Because I am an athlete, I have Athlete's Foot. In fact, I have Athlete's Feet and I hope it never goes away.

Real men don't get pedicures, either. Our toenails are jagged and dirty, and far too long except a couple, that snag onto our sweat socks when we put them on, so we've ripped at them with our bare hands until they were weakened enough to be torn away. Jagged, torn, nails with dried blood under them says "tough guy" around my house.

Feet like these should never be exposed. They are to be hidden, like lepers.

Sandals let dirt and sand get under your feet. The straps and buckles hurt. That would be OK if they were cool, but they aren't. Sandals say "burnt out." Sandals scream "delusional poet." We've all seen that guy in our lives, the finger snapping, "serious" poet whose "readings" in obscure book stores and coffee houses attract other sandal wearing losers who pretend they "get it."

A sparrow

Helicopter pads form the vertex

Mother knits

The sun capsizes

And I regurgitate

Everyone claps and flaps their sandals. "Cool, Daddy-O! Cool!"

Here is my guide to men's footwear:

Boots: basically, boots went out of favor 20 years ago. If you don't have a motorcycle, and you wear dress-up boots with pointy toes, you are probably a latent homosexual. Waders are OK — if you're a fisherman; goulashes went out with rosary beads.

Flip Flops: Wearers should be executed immediately. If they are lime green or pink, you should be tortured and then killed.

Bare feet: Unless you are Christ, don't go there. There's a lot of dog poop in these hills, partner.

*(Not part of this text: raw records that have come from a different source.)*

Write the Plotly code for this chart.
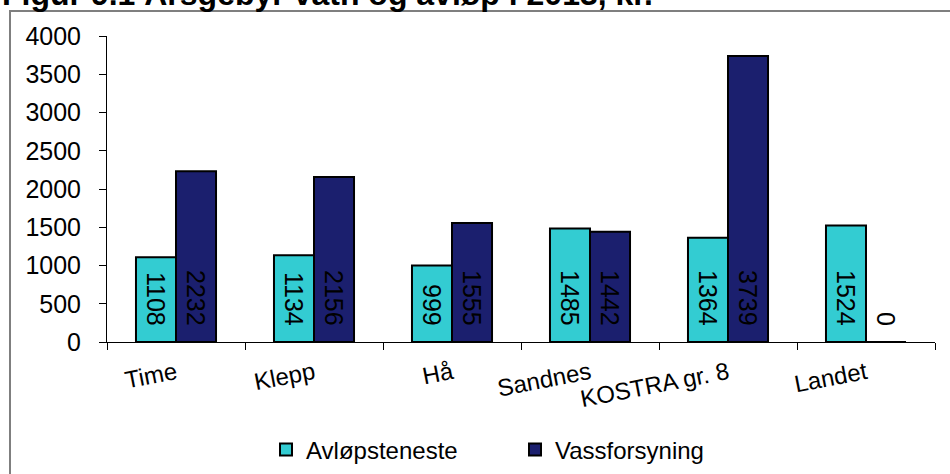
import plotly.graph_objects as go

categories = ["Time", "Klepp", "Hå", "Sandnes", "KOSTRA gr. 8", "Landet"]
avlop = [1108, 1134, 999, 1485, 1364, 1524]
vass = [2232, 2156, 1555, 1442, 3739, 0]
series_names = ["Avløpsteneste", "Vassforsyning"]
y_ticks = [0, 500, 1000, 1500, 2000, 2500, 3000, 3500, 4000]
title_text = "Figur 9.1 Årsgebyr vatn og avløp i 2013, kr."

FONT = "Liberation Sans, Arial, sans-serif"
W, H = 950, 474
ML, MR, MT, MB = 107, 15, 36, 132
PW, PH = W - ML - MR, H - MT - MB

def px_x(p):
    return (p - ML) / PW

def px_y(p):
    return (H - MB - p) / PH

fig = go.Figure()
fig.add_trace(go.Bar(x=categories, y=avlop, name=series_names[0],
                     marker=dict(color="#33CCD2", line=dict(color="black", width=2))))
fig.add_trace(go.Bar(x=categories, y=vass, name=series_names[1],
                     marker=dict(color="#1B1F6E", line=dict(color="black", width=2))))

annotations = []
for vals, shift in ((avlop, -20), (vass, 20)):
    for c, v in zip(categories, vals):
        annotations.append(dict(x=c, y=0, xref="x", yref="y", text=str(v),
                                textangle=90, showarrow=False, xshift=shift,
                                yanchor="bottom", yshift=14,
                                font=dict(family=FONT, size=25, color="black")))

annotations.append(dict(x=px_x(0), y=px_y(14), xref="paper", yref="paper",
                        xanchor="left", yanchor="bottom", showarrow=False,
                        text="<b>" + title_text + "</b>",
                        font=dict(family=FONT, size=32, color="black")))

fig.update_layout(
    width=W, height=H,
    margin=dict(l=ML, r=MR, t=MT, b=MB, pad=0, autoexpand=False),
    paper_bgcolor="white", plot_bgcolor="white",
    barmode="group", bargap=0.42, bargroupgap=0,
    font=dict(family=FONT, size=24, color="black"),
    annotations=annotations,
    shapes=[dict(type="rect", xref="paper", yref="paper",
                 x0=px_x(10), x1=px_x(990), y0=px_y(520), y1=px_y(11),
                 line=dict(color="#7F7F7F", width=2), fillcolor="rgba(0,0,0,0)",
                 layer="below")],
    legend=dict(orientation="h", x=px_x(266), y=px_y(450), xanchor="left", yanchor="middle",
                font=dict(family=FONT, size=24), itemwidth=30, entrywidth=204,
                bgcolor="rgba(0,0,0,0)"),
    xaxis=dict(showline=True, linecolor="black", linewidth=1, ticks="outside",
               tickson="boundaries", ticklen=7, tickcolor="black", tickangle=-11,
               tickfont=dict(family=FONT, size=24), showgrid=False, zeroline=False,
               ticklabelstandoff=7),
    yaxis=dict(range=[0, 4000], tickvals=y_ticks, showline=True, linecolor="black",
               linewidth=1, ticks="outside", ticklen=7, tickcolor="black",
               tickfont=dict(family=FONT, size=25), showgrid=False, zeroline=False,
               ticklabelstandoff=13),
)

fig.write_html("out.html", config={"displayModeBar": False},
               post_script="document.body.style.margin='0';document.body.style.overflow='hidden';")
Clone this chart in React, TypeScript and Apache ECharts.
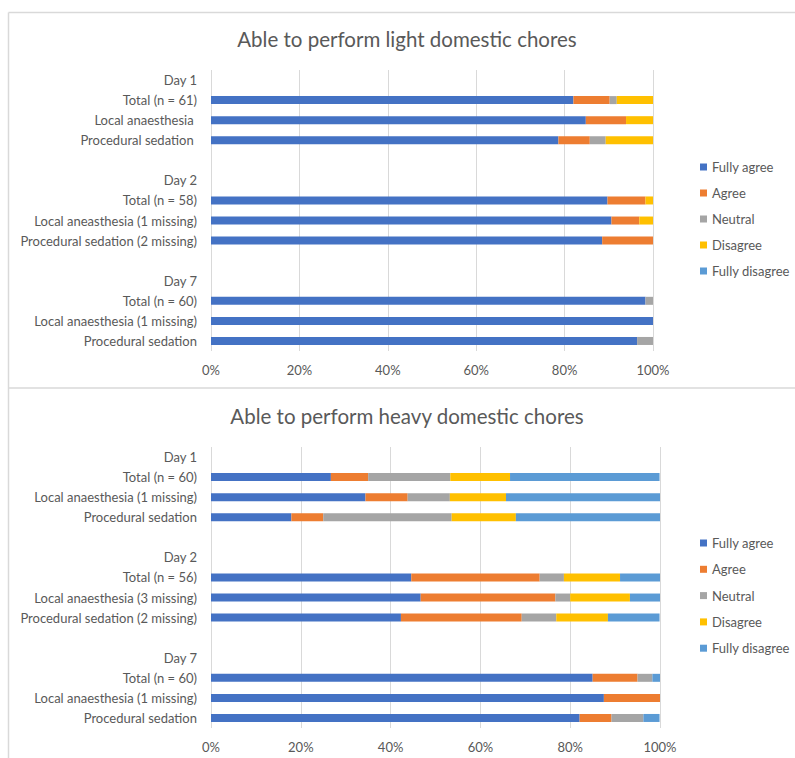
import React, { useEffect, useRef } from "react";
import * as echarts from "echarts";

// Row labels (blank strings are spacer rows between the days)
const lightCategories = [
  "Day 1", "Total (n = 61)", "Local anaesthesia\u00a0", "Procedural sedation\u00a0", "",
  "Day 2", "Total (n = 58)", "Local aneasthesia (1 missing)", "Procedural sedation (2 missing)", "",
  "Day 7", "Total (n = 60)", "Local anaesthesia (1 missing)", "Procedural sedation",
];
const heavyCategories = [
  "Day 1", "Total (n = 60)", "Local anaesthesia (1 missing)", "Procedural sedation", "",
  "Day 2", "Total (n = 56)", "Local anaesthesia (3 missing)", "Procedural sedation (2 missing)", "",
  "Day 7", "Total (n = 60)", "Local anaesthesia (1 missing)", "Procedural sedation",
];

const responseLevels = ["Fully agree", "Agree", "Neutral", "Disagree", "Fully disagree"];
const levelColors = ["#4472C4", "#ED7D31", "#A5A5A5", "#FFC000", "#5B9BD5"];

// Light domestic chores, share of respondents (%)
const lightFullyAgree = [null, 82.0, 84.8, 78.6, null, null, 89.7, 90.6, 88.5, null, null, 98.3, 100, 96.4];
const lightAgree = [null, 8.2, 9.1, 7.1, null, null, 8.6, 6.3, 11.5, null, null, 0, 0, 0];
const lightNeutral = [null, 1.6, 0, 3.6, null, null, 0, 0, 0, null, null, 1.7, 0, 3.6];
const lightDisagree = [null, 8.2, 6.1, 10.7, null, null, 1.7, 3.1, 0, null, null, 0, 0, 0];
const lightFullyDisagree = [null, 0, 0, 0, null, null, 0, 0, 0, null, null, 0, 0, 0];

// Heavy domestic chores, share of respondents (%)
const heavyFullyAgree = [null, 26.7, 34.4, 17.9, null, null, 44.6, 46.7, 42.3, null, null, 85.0, 87.5, 82.1];
const heavyAgree = [null, 8.3, 9.4, 7.1, null, null, 28.6, 30.0, 26.9, null, null, 10.0, 12.5, 7.1];
const heavyNeutral = [null, 18.3, 9.4, 28.6, null, null, 5.4, 3.3, 7.7, null, null, 3.3, 0, 7.1];
const heavyDisagree = [null, 13.3, 12.5, 14.3, null, null, 12.5, 13.3, 11.5, null, null, 0, 0, 0];
const heavyFullyDisagree = [null, 33.3, 34.4, 32.1, null, null, 8.9, 6.7, 11.5, null, null, 1.7, 0, 3.6];

const lightSeries = [lightFullyAgree, lightAgree, lightNeutral, lightDisagree, lightFullyDisagree];
const heavySeries = [heavyFullyAgree, heavyAgree, heavyNeutral, heavyDisagree, heavyFullyDisagree];

const percentTicks = [0, 20, 40, 60, 80, 100];

const FONT = "Lato, 'Open Sans', sans-serif";
const TEXT_COLOR = "#595959";
const RULE_COLOR = "#D9D9D9";

export default function App() {
  const ref = useRef<HTMLDivElement>(null);

  useEffect(() => {
    if (!ref.current) return;
    const chart = echarts.init(ref.current, null, { renderer: "svg" });

    const xAxisFor = (gridIndex: number) => ({
      type: "value",
      gridIndex,
      min: percentTicks[0],
      max: percentTicks[percentTicks.length - 1],
      interval: percentTicks[1] - percentTicks[0],
      axisLine: { show: false },
      axisTick: { show: false },
      splitLine: { show: true, lineStyle: { color: RULE_COLOR, width: 1 } },
      axisLabel: {
        formatter: "{value}%",
        color: TEXT_COLOR,
        fontFamily: FONT,
        fontSize: 13,
        margin: 12,
      },
    });

    const yAxisFor = (gridIndex: number, data: string[]) => ({
      type: "category",
      gridIndex,
      inverse: true,
      data,
      axisLine: { show: false },
      axisTick: { show: false },
      splitLine: { show: false },
      axisLabel: {
        color: TEXT_COLOR,
        fontFamily: FONT,
        fontSize: 13,
        margin: 14,
        interval: 0,
      },
    });

    const barSeries = (values: (number | null)[][], axisIndex: number, stack: string) =>
      values.map((data, i) => ({
        name: responseLevels[i],
        type: "bar",
        stack,
        xAxisIndex: axisIndex,
        yAxisIndex: axisIndex,
        barWidth: 8,
        data,
        itemStyle: { color: levelColors[i] },
      }));

    const legendFor = (top: number, gap: number) => ({
      orient: "vertical",
      left: 695,
      top,
      icon: "rect",
      itemWidth: 7,
      itemHeight: 7,
      itemGap: gap,
      selectedMode: false,
      data: responseLevels,
      textStyle: { color: TEXT_COLOR, fontFamily: FONT, fontSize: 13, lineHeight: 14 },
    });

    const rule = (x1: number, y1: number, x2: number, y2: number) => ({
      type: "line",
      shape: { x1, y1, x2, y2 },
      style: { stroke: RULE_COLOR, lineWidth: 1.5 },
      silent: true,
    });

    const heading = (text: string, y: number) => ({
      type: "text",
      x: 407,
      y,
      style: {
        text,
        align: "center",
        verticalAlign: "middle",
        fill: TEXT_COLOR,
        font: `20.5px ${FONT}`,
      },
    });

    chart.setOption({
      animation: false,
      backgroundColor: "#FFFFFF",
      grid: [
        { left: 211, top: 70, width: 442, height: 281 },
        { left: 211, top: 447, width: 449, height: 281 },
      ],
      xAxis: [xAxisFor(0), xAxisFor(1)],
      yAxis: [yAxisFor(0, lightCategories), yAxisFor(1, heavyCategories)],
      legend: [legendFor(155, 12), legendFor(531, 12.3)],
      series: [...barSeries(lightSeries, 0, "light"), ...barSeries(heavySeries, 1, "heavy")],
      graphic: [
        rule(8.5, 12.5, 795, 12.5),
        rule(8.5, 12.5, 8.5, 758),
        rule(8.5, 388, 795, 388),
        heading("Able to perform light domestic chores", 39),
        heading("Able to perform heavy domestic chores", 416),
      ],
    });

    return () => chart.dispose();
  }, []);

  return (
    <div
      ref={ref}
      style={{ position: "absolute", left: 0, top: 0, width: 795, height: 758 }}
    />
  );
}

Sneakers: Yes, but only basketball sneakers that cost over $120 and glow in the dark. Otherwise, consider baseball cleats — they sound really cool, especially when you tap dance. Ice skates are also fun to wear around.

For those who want to know what I wear, you should know me well enough to know only the hippest accessories will do: penny loafers, yes, with the penny in. In fact, I have an appointment with a television producer tomorrow and I'll be wearing them along with my Nehru jacket and striped pants. I'm pitching a TV show totally unique and cutting edge that I'm writing. It's about a nun who can fly. You read it here first.